FlureeLabs

Secrets and sensitivity

Memory is meant to be written freely and committed to git. That only works if secrets never land in there.

Automatic redaction

Every memory_add / fluree memory add runs the input through a secret detector before storage. If the content matches patterns for API keys, passwords, tokens, or connection strings, the sensitive substrings are replaced with [REDACTED] and a warning is printed:

  warning: secrets detected in content — storing redacted version.
  Original content contained sensitive data that was replaced with [REDACTED].
Stored memory: mem:fact-01JDXYZ...

Patterns covered include:

  • AWS access key IDs (AKIA…)
  • GitHub personal access tokens (ghp_…, gho_…, ghu_…, ghs_…, ghr_…)
  • OpenAI keys (sk-…) and Anthropic keys (sk-ant-…)
  • Fluree API keys (flk_…)
  • Generic api_key=… / apikey: … assignments
  • password=… / passwd: … assignments
  • Connection strings with inline credentials (postgres://, mysql://, mongodb://, redis://, amqp:// containing user:pass@host)
  • PEM private keys (-----BEGIN … PRIVATE KEY-----)
  • Bearer tokens (Bearer eyJ…)
  • JWT tokens (three base64 segments separated by dots)

Redaction preserves enough context that the memory still makes sense (e.g. "Use the API key [REDACTED] from 1Password") while the actual value never reaches the TTL file.

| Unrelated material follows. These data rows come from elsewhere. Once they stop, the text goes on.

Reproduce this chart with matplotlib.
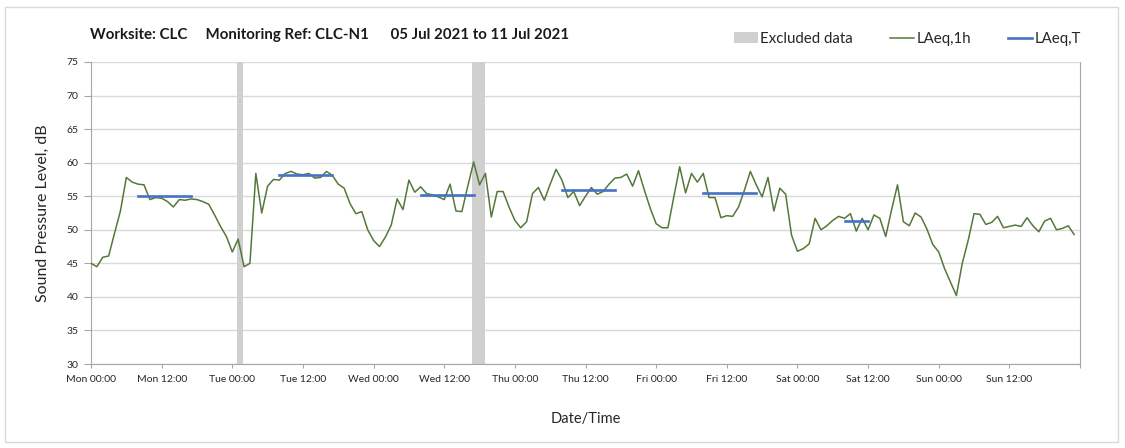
import matplotlib.pyplot as plt
from matplotlib.patches import Rectangle, Patch
from matplotlib.lines import Line2D
import numpy as np

plt.rcParams['font.family'] = ['Lato', 'DejaVu Sans']

# hourly LAeq,1h values, Mon 00:00 (hour 0) to Sun 23:00 (hour 167)
laeq_1h = [
    45.0, 44.5, 45.9, 46.1, 49.5, 52.8, 57.8, 57.1, 56.8, 56.7,
    54.5, 54.8, 54.7, 54.2, 53.4, 54.5, 54.4, 54.6, 54.5, 54.2,
    53.8, 52.2, 50.5, 49.0, 46.7, 48.6, 44.5, 45.0, 58.4, 52.5,
    56.5, 57.5, 57.4, 58.4, 58.7, 58.3, 58.2, 58.4, 57.7, 57.8,
    58.7, 58.1, 56.8, 56.2, 53.9, 52.4, 52.7, 50.0, 48.4, 47.5,
    48.9, 50.7, 54.6, 53.0, 57.4, 55.6, 56.4, 55.4, 55.2, 54.9,
    54.5, 56.8, 52.8, 52.7, 56.5, 60.1, 56.7, 58.4, 51.9, 55.7,
    55.7, 53.4, 51.4, 50.3, 51.2, 55.4, 56.3, 54.4, 56.8, 59.0,
    57.4, 54.8, 55.7, 53.6, 55.0, 56.3, 55.3, 55.7, 56.8, 57.7,
    57.8, 58.3, 56.5, 58.8, 55.9, 53.2, 50.9, 50.3, 50.3, 54.9,
    59.4, 55.5, 58.4, 57.1, 58.4, 54.8, 54.8, 51.8, 52.1, 52.0,
    53.4, 55.9, 58.7, 56.7, 54.9, 57.8, 52.8, 56.2, 55.3, 49.2,
    46.8, 47.2, 47.9, 51.7, 50.0, 50.6, 51.4, 52.0, 51.7, 52.4,
    49.8, 51.7, 50.0, 52.2, 51.7, 49.0, 53.0, 56.7, 51.2, 50.6,
    52.5, 51.9, 50.1, 47.8, 46.7, 44.2, 42.2, 40.2, 45.0, 48.4,
    52.4, 52.3, 50.8, 51.1, 52.0, 50.3, 50.5, 50.7, 50.5, 51.8,
    50.6, 49.7, 51.3, 51.7, 50.0, 50.2, 50.6, 49.3,
]
hours = np.arange(len(laeq_1h))

# LAeq,T over each assessment period: start hour, end hour, level
period_start = [8, 32, 56, 80, 104, 128]
period_end = [17, 41, 65, 89, 113, 132]
laeq_t = [55.0, 58.2, 55.15, 55.9, 55.5, 51.3]

# excluded data periods (hours from Mon 00:00)
excl_start = [24.8, 64.8]
excl_end = [25.8, 66.9]

tick_labels = ['Mon 00:00', 'Mon 12:00', 'Tue 00:00', 'Tue 12:00', 'Wed 00:00',
               'Wed 12:00', 'Thu 00:00', 'Thu 12:00', 'Fri 00:00', 'Fri 12:00',
               'Sat 00:00', 'Sat 12:00', 'Sun 00:00', 'Sun 12:00', '']

fig = plt.figure(figsize=(11.25, 4.48), dpi=100)
ax = fig.add_axes([91 / 1125, 1 - 364 / 448, (1080 - 91) / 1125, (364 - 62) / 448])

# outer chart border
fig.patches.append(Rectangle((5 / 1125, 1 - 442 / 448), 1113 / 1125, 435 / 448,
                             transform=fig.transFigure, fill=False,
                             edgecolor='#d9d9d9', lw=1))

for s, e in zip(excl_start, excl_end):
    ax.axvspan(s, e, color='#d0d0d0', lw=0, zorder=1)

ax.plot(hours, laeq_1h, color='#55783a', lw=1.1, zorder=3)
for s, e, v in zip(period_start, period_end, laeq_t):
    ax.plot([s, e], [v, v], color='#4472c4', lw=1.9, zorder=4)

ax.set_xlim(0, 168)
ax.set_ylim(30, 75)
ax.set_yticks(np.arange(30, 76, 5))
ax.set_xticks(np.arange(0, 169, 12))
ax.set_xticklabels(tick_labels)
ax.set_xticks(np.arange(0, 169, 24), minor=True)
ax.tick_params(axis='x', which='major', length=3, color='#a6a6a6', labelsize=7.5,
               pad=5, labelcolor='#262626')
ax.tick_params(axis='x', which='minor', length=0)
ax.tick_params(axis='y', length=5, color='#a6a6a6', labelsize=7.5, pad=4,
               labelcolor='#262626')
ax.grid(axis='y', which='major', color='#d9d9d9', lw=1, zorder=0)
ax.grid(axis='x', which='minor', color='#d9d9d9', lw=1, zorder=0)
ax.set_axisbelow(True)
for side in ['left', 'bottom', 'right']:
    ax.spines[side].set_color('#a6a6a6')
ax.spines['top'].set_visible(False)

ax.set_ylabel('Sound Pressure Level, dB', fontsize=11.5, color='#262626', labelpad=12)
ax.set_xlabel('Date/Time', fontsize=10.5, color='#262626', labelpad=20)

fig.text(90 / 1125, 1 - 35 / 448,
         'Worksite: CLC     Monitoring Ref: CLC-N1      05 Jul 2021 to 11 Jul 2021',
         fontsize=10.8, fontweight='bold', va='center', color='#1a1a1a')

handles = [Patch(facecolor='#d0d0d0', edgecolor='none', label='Excluded data'),
           Line2D([], [], color='#55783a', lw=1.1, label='LAeq,1h'),
           Line2D([], [], color='#4472c4', lw=1.9, label='LAeq,T')]
fig.legend(handles=handles, loc='center left', bbox_to_anchor=(720 / 1125, 1 - 39 / 448),
           ncol=3, frameon=False, fontsize=10.8, handlelength=1.6, handletextpad=0.15,
           columnspacing=2.5, labelcolor='#262626')

fig.savefig('out.png', dpi=100)
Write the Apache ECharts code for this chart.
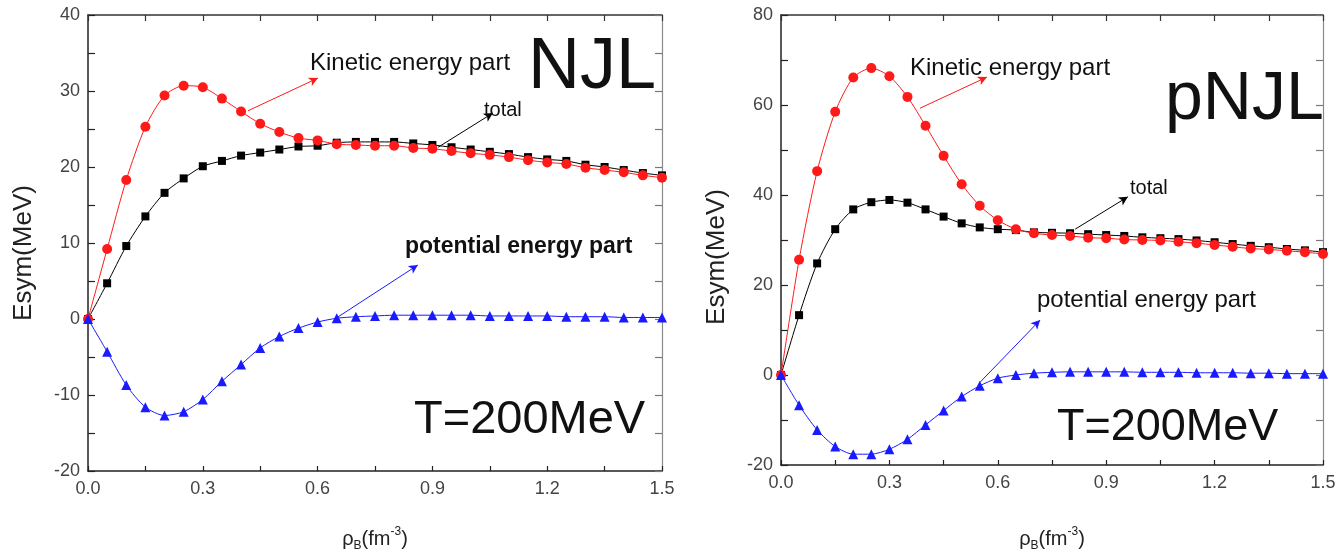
<!DOCTYPE html>
<html>
<head>
<meta charset="utf-8">
<title>Symmetry energy at T=200MeV: NJL and pNJL</title>
<script src="https://cdn.jsdelivr.net/npm/echarts@6/dist/echarts.min.js"></script>
<style>
  html, body { margin: 0; padding: 0; background: #fff; }
  #chart { width: 1339px; height: 557px; }
</style>
</head>
<body>
<div id="chart"></div>
<script>
// Baryon density grid, fm^-3
const rho = [0, 0.05, 0.1, 0.15, 0.2, 0.25, 0.3, 0.35, 0.4, 0.45, 0.5, 0.55, 0.6, 0.65, 0.7, 0.75,
             0.8, 0.85, 0.9, 0.95, 1.0, 1.05, 1.1, 1.15, 1.2, 1.25, 1.3, 1.35, 1.4, 1.45, 1.5];

// NJL model, Esym in MeV
const njlTotal = [0, 4.7, 9.6, 13.5, 16.6, 18.5, 20.1, 20.8, 21.5, 21.9, 22.3, 22.7, 22.8,
                  23.2, 23.3, 23.3, 23.3, 23.1, 22.9, 22.6, 22.3, 22.0, 21.7, 21.3, 21.0, 20.8,
                  20.3, 20.0, 19.6, 19.2, 18.9];
const njlKinetic = [0, 9.2, 18.3, 25.3, 29.4, 30.7, 30.5, 29.0, 27.3, 25.7, 24.6, 23.8, 23.5,
                    23.0, 22.9, 22.8, 22.8, 22.5, 22.4, 22.1, 21.8, 21.6, 21.3, 20.9, 20.6, 20.4,
                    19.9, 19.6, 19.3, 18.9, 18.6];
const njlPotential = [0, -4.3, -8.7, -11.6, -12.7, -12.2, -10.6, -8.2, -6.0, -3.8, -2.3, -1.2, -0.4,
                      0.1, 0.3, 0.4, 0.5, 0.5, 0.5, 0.5, 0.5, 0.4, 0.4, 0.4, 0.4, 0.3,
                      0.3, 0.3, 0.2, 0.2, 0.2];

// pNJL model, Esym in MeV
const pnjlTotal = [0, 13.3, 24.8, 32.4, 36.8, 38.4, 38.9, 38.3, 36.8, 35.2, 33.7, 32.8, 32.4,
                   32.2, 31.7, 31.6, 31.5, 31.3, 31.1, 30.9, 30.6, 30.4, 30.2, 29.9, 29.5, 29.1,
                   28.7, 28.4, 28.0, 27.7, 27.3];
const pnjlKinetic = [0, 25.6, 45.3, 58.5, 66.1, 68.2, 66.4, 61.8, 55.4, 48.7, 42.4, 37.6, 34.4,
                     32.4, 31.5, 31.1, 30.9, 30.5, 30.4, 30.1, 30.0, 29.9, 29.6, 29.3, 28.9, 28.5,
                     28.1, 27.9, 27.6, 27.3, 26.9];
const pnjlPotential = [0, -6.7, -12.2, -15.9, -17.6, -17.6, -16.5, -14.3, -11.1, -7.9, -4.8, -2.4, -0.7,
                       0.0, 0.4, 0.6, 0.7, 0.7, 0.7, 0.7, 0.6, 0.6, 0.6, 0.5, 0.5, 0.5,
                       0.4, 0.4, 0.3, 0.3, 0.3];

// Axis ranges and label steps
const xRange = { min: 0, max: 1.5, tick: 0.15, label: 0.3 };
const njlY = { min: -20, max: 40, tick: 5, label: 10 };
const pnjlY = { min: -20, max: 80, tick: 10, label: 20 };

// Annotation arrows, [from, to] in data units
const njlArrows = {
  kinetic: [[0.418, 27.4], [0.601, 31.7]],
  total: [[0.915, 22.6], [1.058, 27.1]],
  potential: [[0.645, 0.0], [0.862, 7.1]]
};
const pnjlArrows = {
  kinetic: [[0.385, 59.3], [0.570, 66.2]],
  total: [[0.814, 32.4], [0.960, 39.6]],
  potential: [[0.551, -1.6], [0.717, 12.2]]
};

const FONT = '"Liberation Sans", Arial, Helvetica, sans-serif';
const RED = '#ff1a1a', BLACK = '#000000', BLUE = '#1a1aff';

function pairs(ys) { return rho.map((x, i) => [x, ys[i]]); }

function labelEvery(step, base, digits) {
  return function (v) {
    const k = Math.round(v / base);
    const ratio = Math.round(step / base);
    return (k % ratio === 0) ? v.toFixed(digits) : '';
  };
}

function xAxes(gridIndex, nameGap) {
  const common = {
    type: 'value', gridIndex: gridIndex,
    min: xRange.min, max: xRange.max, interval: xRange.tick,
    splitLine: { show: false }
  };
  return [
    Object.assign({}, common, {
      position: 'bottom',
      axisLine: { onZero: false, lineStyle: { color: '#222', width: 1.5 } },
      axisTick: { inside: true, length: 5, lineStyle: { color: '#222', width: 1.2 } },
      axisLabel: {
        margin: 9, fontSize: 18, color: '#444', fontFamily: FONT,
        formatter: labelEvery(xRange.label, xRange.tick, 1)
      },
      name: '{i|ρ}{s|B}{i|(fm}{p|-3}{i|)}',
      nameLocation: 'middle',
      nameGap: nameGap,
      nameTextStyle: {
        fontFamily: FONT,
        rich: {
          i: { fontSize: 20, color: '#222', fontFamily: FONT, lineHeight: 26 },
          s: { fontSize: 12, color: '#222', fontFamily: FONT, verticalAlign: 'bottom' },
          p: { fontSize: 12, color: '#222', fontFamily: FONT, verticalAlign: 'top' }
        }
      }
    }),
    Object.assign({}, common, {
      position: 'top',
      axisLine: { onZero: false, lineStyle: { color: '#333', width: 1.5 } },
      axisTick: { inside: true, length: 6, lineStyle: { color: '#333', width: 1.2 } },
      axisLabel: { show: false }
    })
  ];
}

function yAxes(gridIndex, r) {
  const common = {
    type: 'value', gridIndex: gridIndex,
    min: r.min, max: r.max, interval: r.tick,
    splitLine: { show: false }
  };
  return [
    Object.assign({}, common, {
      position: 'left',
      axisLine: { onZero: false, lineStyle: { color: '#222', width: 1.5 } },
      axisTick: { inside: true, length: 7, lineStyle: { color: '#222', width: 1.2 } },
      axisLabel: {
        margin: 8, fontSize: 18, color: '#444', fontFamily: FONT,
        formatter: labelEvery(r.label, r.tick, 0)
      }
    }),
    Object.assign({}, common, {
      position: 'right',
      axisLine: { onZero: false, lineStyle: { color: '#8a8a8a', width: 1.2 } },
      axisTick: { inside: true, length: 7, lineStyle: { color: '#777', width: 1.2 } },
      axisLabel: { show: false }
    })
  ];
}

function arrow(seg, color) {
  return {
    silent: true,
    symbol: ['none', 'arrow'],
    symbolSize: [7, 9],
    label: { show: false },
    lineStyle: { color: color, width: 1, type: 'solid' },
    emphasis: { disabled: true },
    data: [[{ coord: seg[0] }, { coord: seg[1] }]]
  };
}

function curve(name, ys, xi, yi, color, symbol, size, seg) {
  return {
    name: name, type: 'line',
    xAxisIndex: xi, yAxisIndex: yi,
    data: pairs(ys),
    smooth: 0.25,
    symbol: symbol, symbolSize: size, showAllSymbol: true,
    lineStyle: { color: color, width: 1 },
    itemStyle: { color: color, borderWidth: 0 },
    markLine: arrow(seg, color)
  };
}

function txt(x, y, text, size, opts) {
  opts = opts || {};
  return {
    type: 'text', x: x, y: y, rotation: opts.rotation || 0, z: 100,
    style: {
      text: text, fill: opts.color || '#111',
      fontSize: size, fontFamily: FONT, fontWeight: opts.weight || 'normal',
      align: opts.align || 'left', verticalAlign: 'middle',
      textAlign: opts.align || 'left', textVerticalAlign: 'middle'
    }
  };
}

const chart = echarts.init(document.getElementById('chart'), null, { renderer: 'canvas' });

chart.setOption({
  animation: false,
  backgroundColor: '#ffffff',
  grid: [
    { left: 88, top: 15, width: 574, height: 456 },
    { left: 781, top: 15, width: 542, height: 450 }
  ],
  xAxis: xAxes(0, 55).concat(xAxes(1, 61)),
  yAxis: yAxes(0, njlY).concat(yAxes(1, pnjlY)),
  series: [
    curve('total', njlTotal, 0, 0, BLACK, 'rect', 8, njlArrows.total),
    curve('Kinetic energy part', njlKinetic, 0, 0, RED, 'circle', 10, njlArrows.kinetic),
    curve('potential energy part', njlPotential, 0, 0, BLUE, 'triangle', 10, njlArrows.potential),
    curve('total', pnjlTotal, 2, 2, BLACK, 'rect', 8, pnjlArrows.total),
    curve('Kinetic energy part', pnjlKinetic, 2, 2, RED, 'circle', 10, pnjlArrows.kinetic),
    curve('potential energy part', pnjlPotential, 2, 2, BLUE, 'triangle', 10, pnjlArrows.potential)
  ],
  graphic: [
    // axis titles
    txt(24, 253, 'Esym(MeV)', 26, { rotation: Math.PI / 2, align: 'center', color: '#222' }),
    txt(717, 257, 'Esym(MeV)', 26, { rotation: Math.PI / 2, align: 'center', color: '#222' }),
    // NJL panel
    txt(310, 63, 'Kinetic energy part', 24),
    txt(484, 110, 'total', 20),
    txt(405, 247, 'potential energy part', 23, { weight: 'bold' }),
    txt(528, 68, 'NJL', 72),
    txt(414, 420, 'T=200MeV', 47),
    // pNJL panel
    txt(910, 68, 'Kinetic energy part', 24),
    txt(1130, 188, 'total', 20),
    txt(1037, 300, 'potential energy part', 24),
    txt(1165, 100, 'pNJL', 68),
    txt(1057, 428, 'T=200MeV', 45)
  ]
});
</script>
</body>
</html>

The detector is pattern-based, not entropy-based — well-disguised secrets outside these patterns can still slip through. Treat redaction as a safety net, not a guarantee.

Scope as the privacy boundary

Memory visibility is controlled by scope (repo or user), not by a separate sensitivity level. Repo-scoped memories live in .fluree-memory/repo.ttl and are committed to git, so they're visible to anyone with repo access. User-scoped memories live in .fluree-memory/.local/user.ttl, which is gitignored.

If something is client-specific or team-internal, put it in user scope or use a private sub-repo. The scope mechanism plus secret-detection on ingest handles what a separate sensitivity field used to.

What if I slip?

If something slipped past the detector and into repo.ttl before you noticed:

  1. fluree memory forget <id> — retracts the memory.
  2. Run git log -p .fluree-memory/repo.ttl and use git filter-repo (or the BFG) to scrub the history if the value leaked there too.
  3. Rotate the credential at the source. Redaction in memory doesn't rotate keys.

Treat this the same way you'd treat accidentally committing .env — the git history is the hard part, the file is the easy part.